My conclusion is that the Noctilux is quite good wide open, but not spectacular so and certainly not as good as the Slux at 1.4. And stopped down to medium apertures the Noct 1.2 is as capable as the Slux and Scron at the same apertures.
I did not test the contenders, but if the BJP claims that these were better stopped down than was the Noctilux, it in essence claims that the Japanese lenses equalled or surpassed the contemporary Slux and Scron performance. I did study the 1.4 designs of the Canon company and found that they lack the crispness and clarity that you expect from a current Leica lens. Compared to the Leitz offerings of the same period, I am not sure that Leitz is as superior as the Leitz collectors would want to believe.
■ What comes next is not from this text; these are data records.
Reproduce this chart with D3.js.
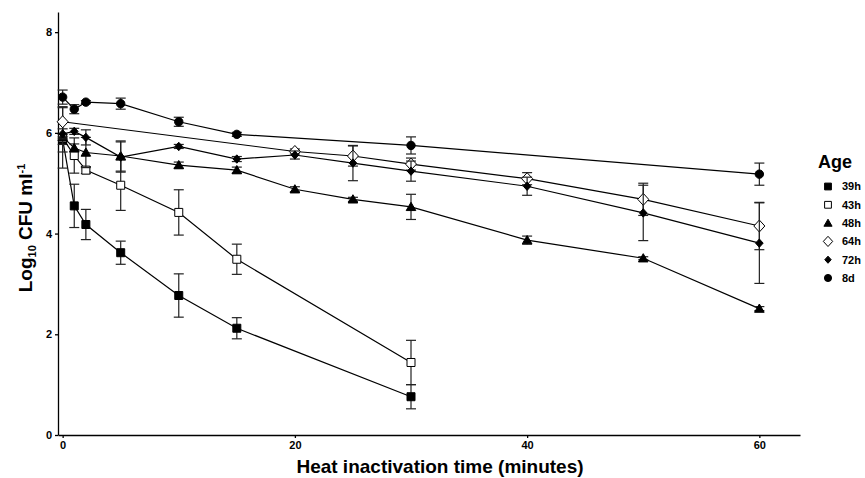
<!DOCTYPE html>
<html lang="en">
<head>
  <meta charset="UTF-8">
  <title>Heat inactivation by age</title>
  <script src="https://d3js.org/d3.v7.min.js"></script>
  <style>
    body {
      margin: 0;
      padding: 0;
      background: #fff;
      font-family: Arial, 'Liberation Sans', sans-serif;
    }
    .axis text {
      font-size: 11px;
      font-weight: bold;
      fill: #000;
    }
    .axis path, .axis line {
      stroke: #000;
      stroke-width: 1.3px;
    }
    .title {
      font-size: 19px;
      font-weight: bold;
      fill: #000;
    }
    .legend text {
      font-size: 11px;
      font-weight: bold;
    }
  </style>
</head>
<body>
<svg id="chart" width="865" height="478"></svg>
<script>
// Data: time (min), mean log10 CFU/ml, error
const ages = ["39h", "43h", "48h", "64h", "72h", "8d"];

const t39h = [0, 1, 2, 5, 10, 15, 30];
const m39h = [5.87, 4.55, 4.18, 3.62, 2.77, 2.12, 0.76];
const e39h = [0.10, 0.43, 0.30, 0.23, 0.43, 0.21, 0.24];

const t43h = [0, 1, 2, 5, 10, 15, 30];
const m43h = [5.90, 5.55, 5.26, 4.96, 4.42, 3.49, 1.44];
const e43h = [0.60, 0.35, 0.07, 0.50, 0.45, 0.30, 0.44];

const t48h = [0, 1, 2, 5, 10, 15, 20, 25, 30, 40, 50, 60];
const m48h = [5.92, 5.70, 5.61, 5.54, 5.36, 5.26, 4.88, 4.68, 4.53, 3.87, 3.51, 2.51];
const e48h = [0.30, 0.08, 0.30, 0.30, 0.06, 0.06, 0.05, 0.04, 0.25, 0.08, 0.03, 0.04];

const t64h = [0, 20, 25, 30, 40, 50, 60];
const m64h = [6.22, 5.63, 5.54, 5.38, 5.09, 4.68, 4.15];
const e64h = [0.30, 0.05, 0.20, 0.12, 0.12, 0.32, 0.47];

const t72h = [0, 1, 2, 5, 10, 15, 20, 25, 30, 40, 50, 60];
const m72h = [5.98, 6.03, 5.91, 5.52, 5.73, 5.48, 5.56, 5.40, 5.24, 4.94, 4.41, 3.81];
const e72h = [0.10, 0.06, 0.15, 0.30, 0.04, 0.05, 0.08, 0.35, 0.20, 0.18, 0.55, 0.80];

const t8d = [0, 1, 2, 5, 10, 15, 30, 60];
const m8d = [6.71, 6.47, 6.61, 6.58, 6.22, 5.97, 5.75, 5.18];
const e8d = [0.14, 0.09, 0.03, 0.11, 0.09, 0.04, 0.17, 0.22];

const xTicks = [0, 20, 40, 60];
const yTicks = [0, 2, 4, 6, 8];

const series = [
  {name: ages[0], t: t39h, m: m39h, e: e39h, shape: "square", fill: "#000"},
  {name: ages[1], t: t43h, m: m43h, e: e43h, shape: "square", fill: "#fff"},
  {name: ages[2], t: t48h, m: m48h, e: e48h, shape: "triangle", fill: "#000"},
  {name: ages[3], t: t64h, m: m64h, e: e64h, shape: "diamond", fill: "#fff"},
  {name: ages[4], t: t72h, m: m72h, e: e72h, shape: "smalldiamond", fill: "#000"},
  {name: ages[5], t: t8d, m: m8d, e: e8d, shape: "circle", fill: "#000"}
];

const svg = d3.select("#chart");

const x = d3.scaleLinear().domain([-0.4, 63.5]).range([58, 800]);
const y = d3.scaleLinear().domain([0, 8.4]).range([435, 12]);

// marker path for each shape, centred on 0,0
function shapePath(shape, k) {
  k = k || 1;
  if (shape === "square") {
    const s = 4 * k;
    return `M${-s},${-s}H${s}V${s}H${-s}Z`;
  }
  if (shape === "triangle") {
    const w = 4.8 * k, h = 4.6 * k;
    return `M0,${-h}L${w},${h * 0.8}L${-w},${h * 0.8}Z`;
  }
  if (shape === "diamond") {
    const w = 5.5 * k, h = 6 * k;
    return `M0,${-h}L${w},0L0,${h}L${-w},0Z`;
  }
  if (shape === "smalldiamond") {
    const w = 3.8 * k, h = 4.2 * k;
    return `M0,${-h}L${w},0L0,${h}L${-w},0Z`;
  }
  const r = 4.2 * k;
  return `M${r},0A${r},${r} 0 1,1 ${-r},0A${r},${r} 0 1,1 ${r},0Z`;
}

// axes
svg.append("g")
  .attr("class", "axis")
  .attr("transform", "translate(58,0)")
  .call(d3.axisLeft(y).tickValues(yTicks).tickSize(3).tickSizeOuter(0).tickPadding(3));

svg.append("g")
  .attr("class", "axis")
  .attr("transform", "translate(0,435)")
  .call(d3.axisBottom(x).tickValues(xTicks).tickSize(3).tickSizeOuter(0).tickPadding(3));

const line = d3.line().x(d => x(d[0])).y(d => y(d[1]));

series.forEach(s => {
  const pts = s.t.map((t, i) => [t, s.m[i], s.e[i]]);
  const g = svg.append("g");

  g.append("path")
    .attr("d", line(pts))
    .attr("fill", "none")
    .attr("stroke", "#000")
    .attr("stroke-width", 1.2);

  const eb = g.selectAll(".eb").data(pts).enter().append("g").attr("class", "eb");
  eb.append("line")
    .attr("x1", d => x(d[0])).attr("x2", d => x(d[0]))
    .attr("y1", d => y(d[1] + d[2])).attr("y2", d => y(d[1] - d[2]));
  eb.append("line")
    .attr("x1", d => x(d[0]) - 5).attr("x2", d => x(d[0]) + 5)
    .attr("y1", d => y(d[1] + d[2])).attr("y2", d => y(d[1] + d[2]));
  eb.append("line")
    .attr("x1", d => x(d[0]) - 5).attr("x2", d => x(d[0]) + 5)
    .attr("y1", d => y(d[1] - d[2])).attr("y2", d => y(d[1] - d[2]));
  eb.selectAll("line").attr("stroke", "#222").attr("stroke-width", 1.2);

  g.selectAll(".pt").data(pts).enter().append("path")
    .attr("class", "pt")
    .attr("transform", d => `translate(${x(d[0])},${y(d[1])})`)
    .attr("d", shapePath(s.shape))
    .attr("fill", s.fill)
    .attr("stroke", "#000")
    .attr("stroke-width", 1);
});

// axis titles
const yt = svg.append("text")
  .attr("class", "title")
  .attr("transform", "translate(32,228) rotate(-90)")
  .attr("text-anchor", "middle");
yt.append("tspan").text("Log");
yt.append("tspan").attr("font-size", "11px").attr("dy", 4).text("10");
yt.append("tspan").attr("dy", -4).text(" CFU ml");
yt.append("tspan").attr("font-size", "11px").attr("dy", -7).text("-1");

svg.append("text")
  .attr("class", "title")
  .attr("x", 440)
  .attr("y", 473)
  .attr("text-anchor", "middle")
  .text("Heat inactivation time (minutes)");

// legend
const legend = svg.append("g").attr("class", "legend");
legend.append("text")
  .attr("x", 818).attr("y", 168)
  .style("font-size", "18px")
  .text("Age");

const item = legend.selectAll(".item").data(series).enter().append("g")
  .attr("class", "item")
  .attr("transform", (d, i) => `translate(828,${186.5 + i * 18.3})`);
item.append("path")
  .attr("d", d => shapePath(d.shape, 0.85))
  .attr("fill", d => d.fill)
  .attr("stroke", "#000")
  .attr("stroke-width", 1);
item.append("text")
  .attr("x", 14).attr("dy", "0.35em")
  .text(d => d.name);
</script>
</body>
</html>
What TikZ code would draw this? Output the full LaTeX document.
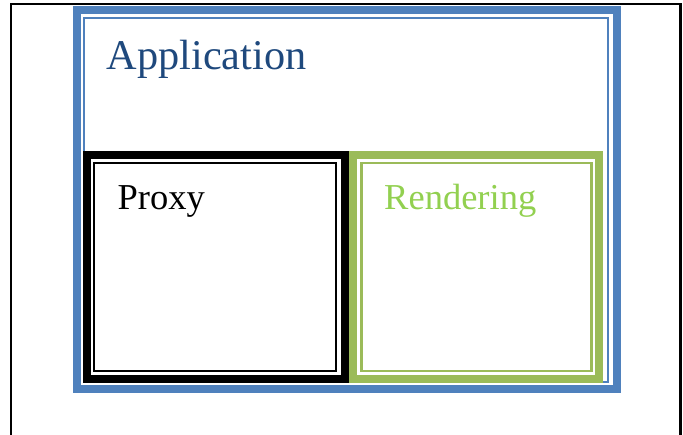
\documentclass[tikz,border=0pt]{standalone}
\usepackage{fontspec}
\setmainfont{Liberation Serif}
\definecolor{appblue}{HTML}{4F81BD}
\definecolor{apptext}{HTML}{1F497D}
\definecolor{rendgreen}{HTML}{9BBB59}
\definecolor{rendtext}{HTML}{92D050}
\begin{document}
\begin{tikzpicture}[x=1pt,y=-1pt,
  thickline/.style={line width=8pt, line join=miter},
  thinline/.style={line width=2.4pt, line join=miter},
  pagebox/.style={line width=2.6pt, black},
  label/.style={anchor=base west, inner sep=0pt, font=\fontsize{#1}{#1}\selectfont},
]
\useasboundingbox (0,0) rectangle (683,435);
% page frame
\draw[pagebox] (11,440) -- (11,4) -- (680.6,4) -- (680.6,440);
% Application frame
\draw[thickline, appblue] (76.7,10) rectangle (616.7,389.5);
\draw[thinline, appblue, line width=2pt] (84.3,17.7) rectangle (607.8,381.8);
% Proxy frame
\draw[thickline, black] (87.3,155.3) rectangle (345.3,378.7);
\draw[thinline, black] (94,163.3) rectangle (336,371);
% Rendering frame
\draw[thickline, rendgreen] (353.3,155.3) rectangle (599.3,379.3);
\draw[thinline, rendgreen] (361.3,163.3) rectangle (591.3,371);
% labels
\node[label=42.3, text=apptext] (app) at (106.5,70) {Application};
\node[label=36.5, text=black] (proxy) at (117.5,210) {Proxy};
\node[label=36.5, text=rendtext] (rend) at (384,210) {Rendering};
\end{tikzpicture}
\end{document}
If you study the article carefully, it seems that the flare suppression of the Noct is in fact the main base for the claim that the Leitz design is superior to the others. This might be true. The classical seven-element lenses are not famous for their flare reduction. And the six-element Noct has a distinct advantage here. The BJP acknowledges that the Leitz design 'cheats' because of the aspherical surfaces. So I compared the Noct to the Canon 1.2/55 with an aspherical surface.
Canon FD 1:1.2/55 SSC Aspherical
In 1971, when the Noctilux was still being produced and sold, Canon introduces their own version of an 1.2 design with aspherics. Presumably they could not stand the humiliation of being defeated by the Leitz construction, at least wide open.
With this lens Canon pulled all stops. See my report on the Canon design here. The Canon aspherical is wide open clearly better than the Noct 1.2. Especially in the outer zones the Canon is much improved and in the center of the image the Canon has an impressive performance, that surpasses the one you get from the Noct. Stopped down the Canon wins easily. Wide open at 1.2 you will note a difference in approach of correcting aberrations. The Canon has a very good image quality ove the whole picture frame, where the Noct concentrates on the center part of the image. Whatever the approach, the Canon design gives the better imagery, aperture for aperture.